## START

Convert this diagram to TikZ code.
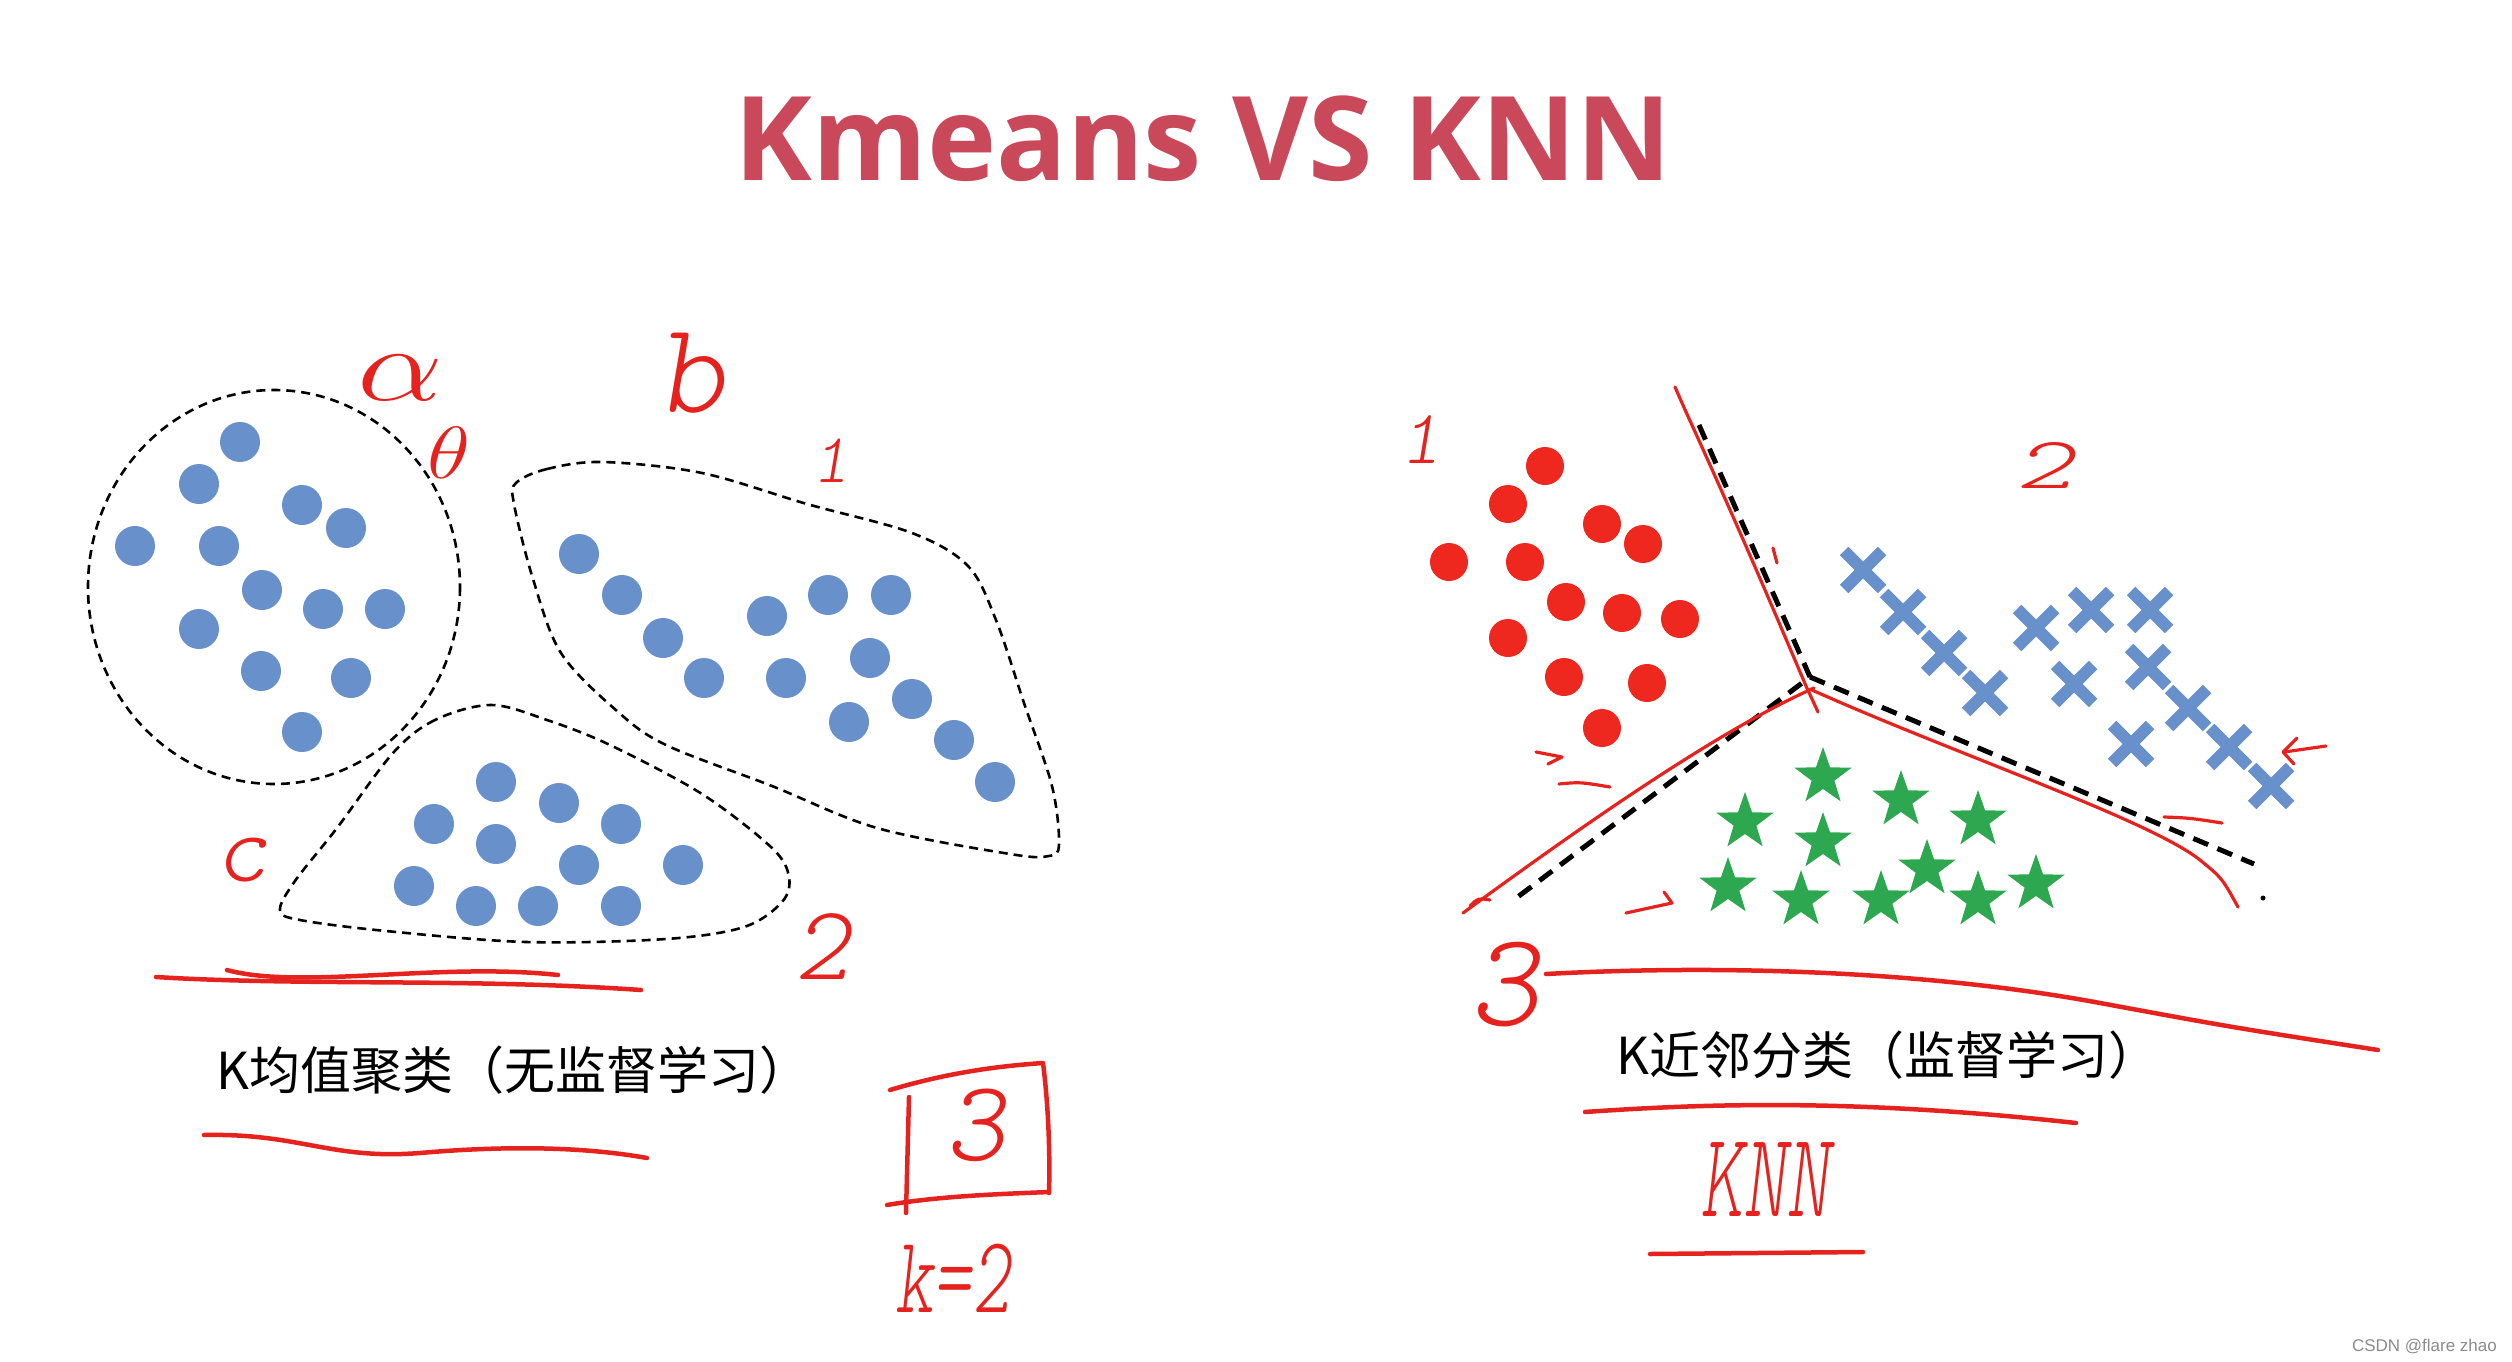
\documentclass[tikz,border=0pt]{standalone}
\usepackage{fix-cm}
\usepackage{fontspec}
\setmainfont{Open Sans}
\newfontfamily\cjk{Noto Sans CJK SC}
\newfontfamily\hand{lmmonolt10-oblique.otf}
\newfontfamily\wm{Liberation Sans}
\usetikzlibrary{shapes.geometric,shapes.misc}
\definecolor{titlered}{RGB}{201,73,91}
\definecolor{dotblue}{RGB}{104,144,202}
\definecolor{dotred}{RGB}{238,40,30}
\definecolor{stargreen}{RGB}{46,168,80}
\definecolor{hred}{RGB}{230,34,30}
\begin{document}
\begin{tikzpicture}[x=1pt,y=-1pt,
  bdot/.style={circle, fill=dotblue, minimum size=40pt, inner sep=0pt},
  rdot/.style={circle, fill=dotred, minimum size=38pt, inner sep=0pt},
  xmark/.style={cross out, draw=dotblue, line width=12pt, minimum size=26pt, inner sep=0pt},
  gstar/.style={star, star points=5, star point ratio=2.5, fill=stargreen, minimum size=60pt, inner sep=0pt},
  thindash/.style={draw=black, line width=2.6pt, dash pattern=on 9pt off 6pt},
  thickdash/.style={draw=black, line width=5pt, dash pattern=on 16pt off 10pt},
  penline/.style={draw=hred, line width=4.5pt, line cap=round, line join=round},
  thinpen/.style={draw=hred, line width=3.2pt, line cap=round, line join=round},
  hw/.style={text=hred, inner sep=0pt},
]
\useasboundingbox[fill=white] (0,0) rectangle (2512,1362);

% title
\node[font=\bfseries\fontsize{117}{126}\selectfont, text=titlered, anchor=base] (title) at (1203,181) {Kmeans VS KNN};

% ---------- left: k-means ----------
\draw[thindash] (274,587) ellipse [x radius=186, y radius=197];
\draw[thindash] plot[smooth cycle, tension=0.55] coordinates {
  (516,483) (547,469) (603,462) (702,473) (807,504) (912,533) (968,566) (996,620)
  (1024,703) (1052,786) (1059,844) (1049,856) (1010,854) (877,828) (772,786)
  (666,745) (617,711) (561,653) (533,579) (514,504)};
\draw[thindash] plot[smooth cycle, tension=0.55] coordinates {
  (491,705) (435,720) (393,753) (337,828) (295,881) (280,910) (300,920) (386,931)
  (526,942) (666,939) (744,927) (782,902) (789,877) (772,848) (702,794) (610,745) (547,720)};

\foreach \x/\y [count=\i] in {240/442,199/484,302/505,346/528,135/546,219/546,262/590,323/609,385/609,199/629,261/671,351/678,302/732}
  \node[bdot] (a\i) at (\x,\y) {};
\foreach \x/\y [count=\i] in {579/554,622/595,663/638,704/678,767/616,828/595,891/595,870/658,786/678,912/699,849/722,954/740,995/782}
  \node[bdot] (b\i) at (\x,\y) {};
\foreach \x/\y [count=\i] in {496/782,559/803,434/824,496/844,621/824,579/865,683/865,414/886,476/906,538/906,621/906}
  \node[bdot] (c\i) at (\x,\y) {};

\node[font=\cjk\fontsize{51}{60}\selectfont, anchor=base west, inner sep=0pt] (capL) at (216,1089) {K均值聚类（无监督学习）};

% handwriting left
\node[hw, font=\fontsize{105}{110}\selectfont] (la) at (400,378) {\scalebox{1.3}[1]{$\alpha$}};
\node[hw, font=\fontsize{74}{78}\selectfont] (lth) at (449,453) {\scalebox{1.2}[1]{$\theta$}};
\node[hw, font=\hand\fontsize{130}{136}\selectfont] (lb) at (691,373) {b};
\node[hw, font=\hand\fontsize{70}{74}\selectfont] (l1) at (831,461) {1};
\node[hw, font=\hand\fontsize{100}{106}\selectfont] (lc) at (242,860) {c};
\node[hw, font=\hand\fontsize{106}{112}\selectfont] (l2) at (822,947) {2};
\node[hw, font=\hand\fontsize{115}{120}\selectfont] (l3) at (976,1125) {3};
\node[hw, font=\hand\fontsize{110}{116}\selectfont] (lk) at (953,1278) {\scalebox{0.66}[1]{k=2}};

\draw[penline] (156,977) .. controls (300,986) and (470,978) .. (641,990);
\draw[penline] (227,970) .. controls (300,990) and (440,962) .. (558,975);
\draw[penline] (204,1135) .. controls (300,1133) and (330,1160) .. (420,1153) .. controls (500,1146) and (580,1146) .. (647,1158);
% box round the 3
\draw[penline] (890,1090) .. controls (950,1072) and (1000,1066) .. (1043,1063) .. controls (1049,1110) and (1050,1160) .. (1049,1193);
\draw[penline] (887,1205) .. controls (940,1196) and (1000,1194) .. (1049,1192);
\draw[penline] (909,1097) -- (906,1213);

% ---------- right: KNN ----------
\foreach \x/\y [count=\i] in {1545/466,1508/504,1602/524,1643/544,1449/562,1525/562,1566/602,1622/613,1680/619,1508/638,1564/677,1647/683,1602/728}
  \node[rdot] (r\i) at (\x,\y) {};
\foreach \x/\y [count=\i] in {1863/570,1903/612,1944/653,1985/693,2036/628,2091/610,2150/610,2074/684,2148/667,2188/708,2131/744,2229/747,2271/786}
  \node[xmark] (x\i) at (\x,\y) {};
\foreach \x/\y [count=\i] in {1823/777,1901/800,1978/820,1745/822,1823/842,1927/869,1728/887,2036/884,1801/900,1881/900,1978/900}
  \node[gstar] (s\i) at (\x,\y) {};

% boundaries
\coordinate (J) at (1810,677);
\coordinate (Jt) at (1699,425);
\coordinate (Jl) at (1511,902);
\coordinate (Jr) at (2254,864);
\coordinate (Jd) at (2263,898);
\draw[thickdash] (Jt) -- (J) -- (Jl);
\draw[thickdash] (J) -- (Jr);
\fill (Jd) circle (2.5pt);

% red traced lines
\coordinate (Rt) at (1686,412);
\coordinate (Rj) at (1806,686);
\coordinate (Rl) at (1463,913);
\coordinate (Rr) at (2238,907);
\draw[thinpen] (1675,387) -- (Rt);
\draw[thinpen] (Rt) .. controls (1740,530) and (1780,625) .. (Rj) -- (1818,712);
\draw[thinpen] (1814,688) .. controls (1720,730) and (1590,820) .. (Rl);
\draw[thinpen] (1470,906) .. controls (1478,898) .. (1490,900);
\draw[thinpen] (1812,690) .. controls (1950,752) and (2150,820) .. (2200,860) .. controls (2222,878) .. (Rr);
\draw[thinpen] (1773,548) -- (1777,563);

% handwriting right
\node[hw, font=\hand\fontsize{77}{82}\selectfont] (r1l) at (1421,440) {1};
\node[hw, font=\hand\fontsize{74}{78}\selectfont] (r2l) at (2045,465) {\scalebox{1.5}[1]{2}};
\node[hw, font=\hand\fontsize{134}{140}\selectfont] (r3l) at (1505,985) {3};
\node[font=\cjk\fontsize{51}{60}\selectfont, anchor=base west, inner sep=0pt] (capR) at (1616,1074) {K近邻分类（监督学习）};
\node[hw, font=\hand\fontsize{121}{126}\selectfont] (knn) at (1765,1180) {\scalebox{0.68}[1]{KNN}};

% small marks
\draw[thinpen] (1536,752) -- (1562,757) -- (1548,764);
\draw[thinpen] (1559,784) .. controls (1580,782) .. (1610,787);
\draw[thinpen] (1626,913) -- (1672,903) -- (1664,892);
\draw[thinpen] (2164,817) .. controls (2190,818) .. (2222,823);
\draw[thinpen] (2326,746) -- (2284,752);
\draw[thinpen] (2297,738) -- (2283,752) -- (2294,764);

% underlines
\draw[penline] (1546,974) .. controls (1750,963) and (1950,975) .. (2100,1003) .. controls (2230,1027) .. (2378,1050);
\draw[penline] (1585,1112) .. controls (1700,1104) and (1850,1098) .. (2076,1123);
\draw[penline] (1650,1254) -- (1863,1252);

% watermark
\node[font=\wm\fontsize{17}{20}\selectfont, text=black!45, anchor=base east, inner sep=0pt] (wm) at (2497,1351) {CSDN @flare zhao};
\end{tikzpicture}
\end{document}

## END
## START

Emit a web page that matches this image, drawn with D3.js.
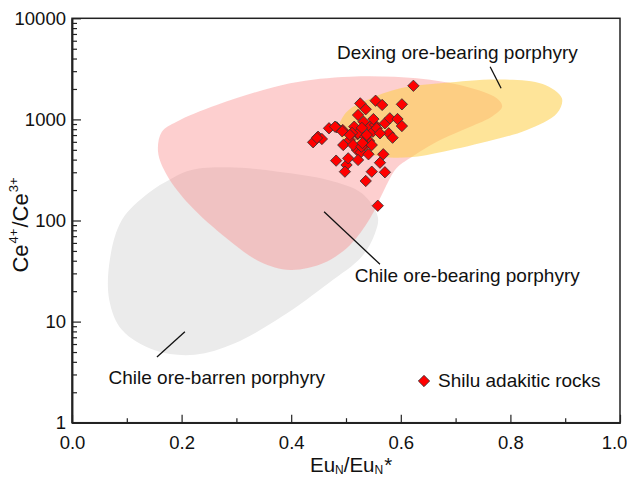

## END

Find the string "this" in the listing and return every line that holds it.

● **FINISHED TASK**:
Convert this diagram to TikZ code.
Emit a web page that matches this image, drawn with D3.js.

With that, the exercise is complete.